Dans l’arène du Palais de Justice de Paris, Pauline Dubuisson a combattu toute seule, en éclaireuse, face à une génération entière, celle d’avant-guerre, face même à des centaines d’années de vertu hypocrite (de mes fesses) et de domination masculine, face à une société qui ne voulait pas d’elle, qui ne voulait pas des filles comme elle – que le ciel l’en préserve. Elle n’était que ça, une fille, autant dire pour eux presque rien, mais elle les a regardés droit dans les yeux, les vieux maîtres, vaillamment, irrévérencieuse, elle n’a jamais baissé la tête, ne s’est jamais tordu les doigts en sanglotant de honte, comme doit le faire une femme, elle n’a pas poussé de cris hystériques ni jamais ne les a suppliés de lui pardonner, et cette résistance frontale, cette insolence les a rendus fous. De rage. Ils l’ont vaincue, évidemment, ils l’ont détruite.”

© Éditions Julliard, 2015

Et pour ceux qui veulent en savoir plus et autrement: un portrait de Pauline Dubuisson par Paris Match.

Elle pose sur le tribunal un regard plein de défi. Face aux juges, aux jurés et au public qui interrogent son visage hautain, Pauline Dubuisson garde le secret de ses passions intraitables et de son orgueil fatal. Dans un après-guerre insolent de liberté et fasciné par le néant, elle a tué Félix Bailly, l’homme qui l’avait aimée, qu’elle avait rejeté et qui ne voulait plus se soumettre quand elle avait décidé d’exiger à nouveau son amour. Pauline Dubuisson, aux rêves violents nourris sous l’Occupation, dans le confinement d’une ville de province, choisissait et rejetait ses amants mais n’a pas supporté la seule blessure infligée à sa carrière de séductrice. Son procès, interrompu le 26 octobre 1953 par une troisième tentative de suicide, sera celui d’une génération jugée par une autre. Le verdict — la prison à perpétuité — pénalisera autant l’arrogance que le crime, mais Pauline Dubuisson sera libérée six ans plus tard. C’est avec l’histoire violente et froide de cette orgueilleuse blessée que nous commençons cette semaine notre évocation des mortelles héroïnes qui ont fasciné leur temps.
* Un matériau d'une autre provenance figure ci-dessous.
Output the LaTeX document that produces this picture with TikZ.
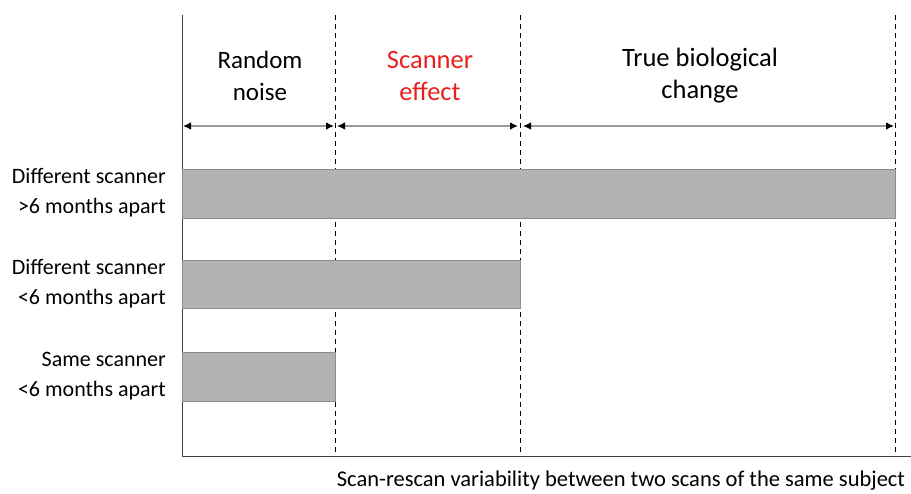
\documentclass[tikz,border=0pt]{standalone}
\usepackage{fontspec}
\setmainfont{Carlito}
\usetikzlibrary{arrows.meta}
\definecolor{barfill}{HTML}{B3B3B3}
\definecolor{baredge}{HTML}{8C8C8C}
\definecolor{spanline}{HTML}{9A9A9A}
\definecolor{effectred}{HTML}{E8201C}

\begin{document}
\begin{tikzpicture}[x=1pt,y=-1pt,font=\fontsize{16}{20}\selectfont,
  bar/.style={draw=baredge,fill=barfill,line width=0.8pt},
  span/.style={spanline,line width=1.2pt,{Latex[black,length=8pt,width=7.5pt]}-{Latex[black,length=8pt,width=7.5pt]}},
  divider/.style={dashed,line width=0.8pt,dash pattern=on 5pt off 4pt},
  rowlabel/.style={anchor=east,align=right,inner sep=0pt,font=\fontsize{22}{30}\selectfont},
  headlabel/.style={align=center,font=\fontsize{26.5}{32}\selectfont}]
  \useasboundingbox (0,0) rectangle (911,494);
  % axes and limits of the three regions
  \coordinate (origin) at (182,456);
  \coordinate (top) at (182,15);
  \coordinate (xend) at (911,456);
  \coordinate (noisetop) at (335,15);   \coordinate (noisebot) at (335,456);
  \coordinate (effecttop) at (520,15);  \coordinate (effectbot) at (520,456);
  \coordinate (changetop) at (895,15);  \coordinate (changebot) at (895,456);
  \draw[line width=1pt,black!75] (top) -- (origin) -- (xend);
  \draw[divider] (noisetop) -- (noisebot);
  \draw[divider] (effecttop) -- (effectbot);
  \draw[divider] (changetop) -- (changebot);

  % region headings
  \node[headlabel,font=\fontsize{25}{32}\selectfont] (noise) at (260,76) {Random\\noise};
  \node[headlabel,text=effectred] (effect) at (430,76) {Scanner\\effect};
  \node[headlabel] (change) at (700,76) {True biological\\change};
  \coordinate (s0) at (183,126); \coordinate (s1) at (334,126);
  \coordinate (s2) at (337,126); \coordinate (s3) at (518,126);
  \coordinate (s4) at (523,126); \coordinate (s5) at (894,126);
  \draw[span] (s0) -- (s1);
  \draw[span] (s2) -- (s3);
  \draw[span] (s4) -- (s5);

  % bars
  \draw[bar] (182,169) rectangle (895,218);
  \draw[bar] (182,260) rectangle (520,308);
  \draw[bar] (182,352) rectangle (335,401);
  \node[rowlabel] (rowA) at (166,193) {Different scanner\\{>}6 months apart};
  \node[rowlabel] (rowB) at (166,284) {Different scanner\\{<}6 months apart};
  \node[rowlabel] (rowC) at (166,376) {Same scanner\\{<}6 months apart};

  \node[font=\fontsize{22.5}{26}\selectfont] (xlabel) at (621,481) {Scan-rescan variability between two scans of the same subject};
\end{tikzpicture}
\end{document}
ADOLESCENTE PROVINCIALE, ELLE A DÉJÀ LE DIABLE AU CORPS

«La vie est un combat, seuls les forts s’en tirent.» C’est ce que lui apprend son père, un ingénieur sorti de Centrale, colonel de réserve fou de bateaux et brillant entrepreneur de travaux publics à Malo-les-Bains. Pauline Dubuisson n’est pas une jeune fille de province ordinaire. Cette excellente élève a le diable au corps. L’Occupation et son atmosphère troublée lui conviennent à merveille. Energique, opiniâtre, orgueilleuse – à l’image de son père – , la jeune fille rassasiée de succès scolaires se lance bientôt dans des aventures autrement excitantes. A 14 ans, les hommes sont sa grande découverte. Pauline aime surtout les matelots. Et tant pis s’ils sont allemands ! Cela n’en pimente que mieux ses exploits. Un gardien de square la découvre un soir en scabreuse posture. Elle est exclue du lycée. Ça ne l’arrête pas. Dans la foulée elle décroche toute seule son bac, en 1943, et séduit ouvertement le médecin-chef de l’hôpital de Dunkerque, le colonel Domnitz. La France «éternelle» ne lui pardonnera jamais cet outrage.
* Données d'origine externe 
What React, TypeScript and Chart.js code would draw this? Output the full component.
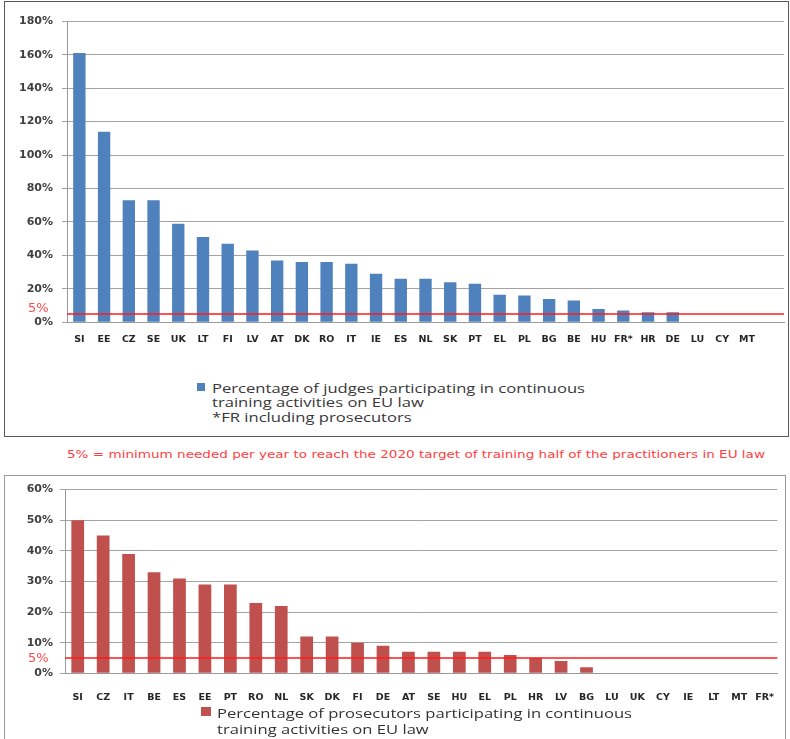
import React, { useEffect, useRef } from "react";
import { Chart, registerables } from "chart.js";

Chart.register(...registerables);

// ---------- data ----------
const judgeCountries = ["SI", "EE", "CZ", "SE", "UK", "LT", "FI", "LV", "AT", "DK", "RO", "IT", "IE", "ES", "NL", "SK", "PT", "EL", "PL", "BG", "BE", "HU", "FR*", "HR", "DE", "LU", "CY", "MT"];
const judgeValues = [161, 114, 73, 73, 59, 51, 47, 43, 37, 36, 36, 35, 29, 26, 26, 24, 23, 16.5, 16, 14, 13, 8, 7, 6, 6, 0, 0, 0];
const judgeAxisMax = 180;
const judgeAxisStep = 20;

const prosecutorCountries = ["SI", "CZ", "IT", "BE", "ES", "EE", "PT", "RO", "NL", "SK", "DK", "FI", "DE", "AT", "SE", "HU", "EL", "PL", "HR", "LV", "BG", "LU", "UK", "CY", "IE", "LT", "MT", "FR*"];
const prosecutorValues = [50, 45, 39, 33, 31, 29, 29, 23, 22, 12, 12, 10, 9, 7, 7, 7, 7, 6, 5, 4, 2, 0, 0, 0, 0, 0, 0, 0];
const prosecutorAxisMax = 60;
const prosecutorAxisStep = 10;

const targetLevel = 5;
const targetLabel = "5%";

const judgeLegend = ["Percentage of judges participating in continuous", "training activities on EU law", "*FR including prosecutors"];
const prosecutorLegend = ["Percentage of prosecutors participating in continuous", "training activities on EU law"];
const noteText = "5% = minimum needed per year to reach the 2020 target of training half of the practitioners in EU law";

// ---------- helpers ----------
let measureCtx: CanvasRenderingContext2D | null = null;
function textWidth(text: string, font: string): number {
  if (!measureCtx) measureCtx = document.createElement("canvas").getContext("2d");
  measureCtx!.font = font;
  return measureCtx!.measureText(text).width;
}

const targetLinePlugin = {
  id: "targetLine",
  afterDatasetsDraw(chart: any, _args: any, opts: any) {
    const { ctx, chartArea, scales } = chart;
    const py = scales.y.getPixelForValue(targetLevel);
    ctx.save();
    ctx.strokeStyle = "#ff1a1a";
    ctx.lineWidth = 1.5;
    ctx.beginPath();
    ctx.moveTo(chartArea.left, py);
    ctx.lineTo(chartArea.right, py);
    ctx.stroke();
    ctx.fillStyle = "#ff4a4a";
    ctx.font = '13px "DejaVu Sans"';
    ctx.textAlign = "right";
    ctx.textBaseline = "middle";
    ctx.fillText(targetLabel, opts.labelX, py + opts.labelDy);
    ctx.restore();
  },
};

interface ChartSpec {
  labels: string[];
  values: number[];
  color: string;
  max: number;
  step: number;
  padTop: number;
  padRight: number;
  yWidth: number;
  xHeight: number;
  yTickPad: number;
  xTickPad: number;
  labelX: number;
  labelDy: number;
}

function buildChart(canvas: HTMLCanvasElement, s: ChartSpec) {
  return new Chart(canvas, {
    type: "bar",
    data: {
      labels: s.labels,
      datasets: [
        {
          data: s.values,
          backgroundColor: s.color,
          borderWidth: 0,
          barPercentage: 0.5,
          categoryPercentage: 1,
        },
      ],
    },
    options: {
      responsive: false,
      animation: false,
      devicePixelRatio: 1,
      layout: { padding: { top: s.padTop, right: s.padRight, left: 0, bottom: 0 } },
      plugins: {
        legend: { display: false },
        tooltip: { enabled: false },
        targetLine: { labelX: s.labelX, labelDy: s.labelDy },
      } as any,
      scales: {
        x: {
          grid: { display: false },
          border: { display: true, color: "#9a9a9a", width: 1 },
          ticks: {
            autoSkip: false,
            maxRotation: 0,
            minRotation: 0,
            padding: s.xTickPad,
            color: "#262626",
            font: { family: "DejaVu Sans", size: 9.5, weight: "bold" },
          },
          afterFit: (scale: any) => {
            scale.height = s.xHeight;
          },
        },
        y: {
          min: 0,
          max: s.max,
          grid: { color: "#a3a3a3", lineWidth: 1, tickLength: 5, drawTicks: true },
          border: { display: true, color: "#9a9a9a", width: 1 },
          ticks: {
            stepSize: s.step,
            padding: s.yTickPad,
            color: "#404040",
            font: { family: "DejaVu Sans", size: 11, weight: "bold" },
            callback: (v: any) => v + "%",
          },
          afterFit: (scale: any) => {
            scale.width = s.yWidth;
          },
        },
      },
    },
    plugins: [targetLinePlugin as any],
  });
}

function FitLines(props: {
  lines: string[];
  x: number;
  firstCy: number;
  lineGap: number;
  fitWidth: number;
  font: string;
  color: string;
}) {
  const { lines, x, firstCy, lineGap, fitWidth, font, color } = props;
  const scale = fitWidth / textWidth(lines[0], font);
  const lh = 16;
  return (
    <>
      {lines.map((t, i) => (
        <div
          key={i}
          style={{
            position: "absolute",
            left: x,
            top: firstCy + i * lineGap - lh / 2,
            height: lh,
            lineHeight: lh + "px",
            font,
            color,
            whiteSpace: "nowrap",
            transform: `scaleX(${scale})`,
            transformOrigin: "left center",
          }}
        >
          {t}
        </div>
      ))}
    </>
  );
}

export default function App() {
  const topRef = useRef<HTMLCanvasElement>(null);
  const bottomRef = useRef<HTMLCanvasElement>(null);

  useEffect(() => {
    const top = buildChart(topRef.current!, {
      labels: [...judgeCountries, ""],
      values: judgeValues,
      color: "#4f81bd",
      max: judgeAxisMax,
      step: judgeAxisStep,
      padTop: 19.3,
      padRight: 4,
      yWidth: 62,
      xHeight: 24.7,
      yTickPad: 9,
      xTickPad: 4,
      labelX: 43.5,
      labelDy: -5.5,
    });
    const bottom = buildChart(bottomRef.current!, {
      labels: prosecutorCountries,
      values: prosecutorValues,
      color: "#c0504d",
      max: prosecutorAxisMax,
      step: prosecutorAxisStep,
      padTop: 11.3,
      padRight: 1,
      yWidth: 60,
      xHeight: 32.7,
      yTickPad: 7,
      xTickPad: 11,
      labelX: 43.5,
      labelDy: 1,
    });
    return () => {
      top.destroy();
      bottom.destroy();
    };
  }, []);

  const legendFont = '13px "Open Sans"';
  const noteFont = '10.5px "DejaVu Sans"';

  return (
    <div
      style={{
        position: "absolute",
        left: 0,
        top: 0,
        width: 790,
        height: 739,
        overflow: "hidden",
        background: "#ffffff",
      }}
    >
      {/* top panel */}
      <div
        style={{
          position: "absolute",
          left: 4,
          top: 1,
          width: 785,
          height: 436,
          border: "1px solid #595959",
          boxSizing: "border-box",
        }}
      >
        <canvas
          ref={topRef}
          width={783}
          height={345}
          style={{ position: "absolute", left: 0, top: 0, width: 783, height: 345 }}
        />
      </div>
      <div style={{ position: "absolute", left: 197, top: 383, width: 8, height: 8, background: "#4f81bd" }} />
      <FitLines lines={judgeLegend} x={212} firstCy={386.5} lineGap={14.7} fitWidth={373} font={legendFont} color="#383838" />

      {/* note */}
      <FitLines lines={[noteText]} x={67} firstCy={456} lineGap={0} fitWidth={698} font={noteFont} color="#ff3f3f" />

      {/* bottom panel */}
      <div
        style={{
          position: "absolute",
          left: 4,
          top: 475,
          width: 782,
          height: 300,
          border: "1px solid #9a9a9a",
          boxSizing: "border-box",
        }}
      >
        <canvas
          ref={bottomRef}
          width={780}
          height={230}
          style={{ position: "absolute", left: 0, top: 0, width: 780, height: 230 }}
        />
      </div>
      <div style={{ position: "absolute", left: 201, top: 707, width: 10, height: 9, background: "#c0504d" }} />
      <FitLines lines={prosecutorLegend} x={217} firstCy={712} lineGap={16} fitWidth={415} font={legendFont} color="#333333" />
    </div>
  );
}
BLESSÉ DANS SON HONNEUR, SON PÈRE SE SUICIDE

Après avoir tiré sur Félix, Pauline était persuadée de ne l’avoir que blessé. Elle tente de se tuer, mais les voisins, alertés par les détonations, lui sauvent la vie. C’est à son réveil à l’hôpital qu’on lui dévoile en même temps la mort de son amant et celle de son père. « Papa aussi, papa aussi ! Pourquoi ? Ah, j’aurais mieux fait de me tuer tout de suite. Ils vivraient tous les deux et je ne souffrirais plus ! » En apprenant, coup sur coup la perte des deux seuls hommes qu’elle ait jamais aimés, son père (à dr.) et Félix Bailly (en médaillon), Pauline Dubuisson a craqué. La justice ne lui pardonnera pas non plus d’avoir conduit son père au suicide. Ce colonel de réserve de 68 ans, protestant puritain, aimait sa fille au-delà de tout. Lorsque, à 14 ans, Pauline est renvoyée du lycée pour sa conduite immorale, M. Dubuisson pardonne et décide de s’occuper lui-même de son « insupportable » enfant. Mais cet homme de devoir ne peut assumer que sa Pauline soit une criminelle. Le soir même, il se tue en s’asphyxiant au gaz.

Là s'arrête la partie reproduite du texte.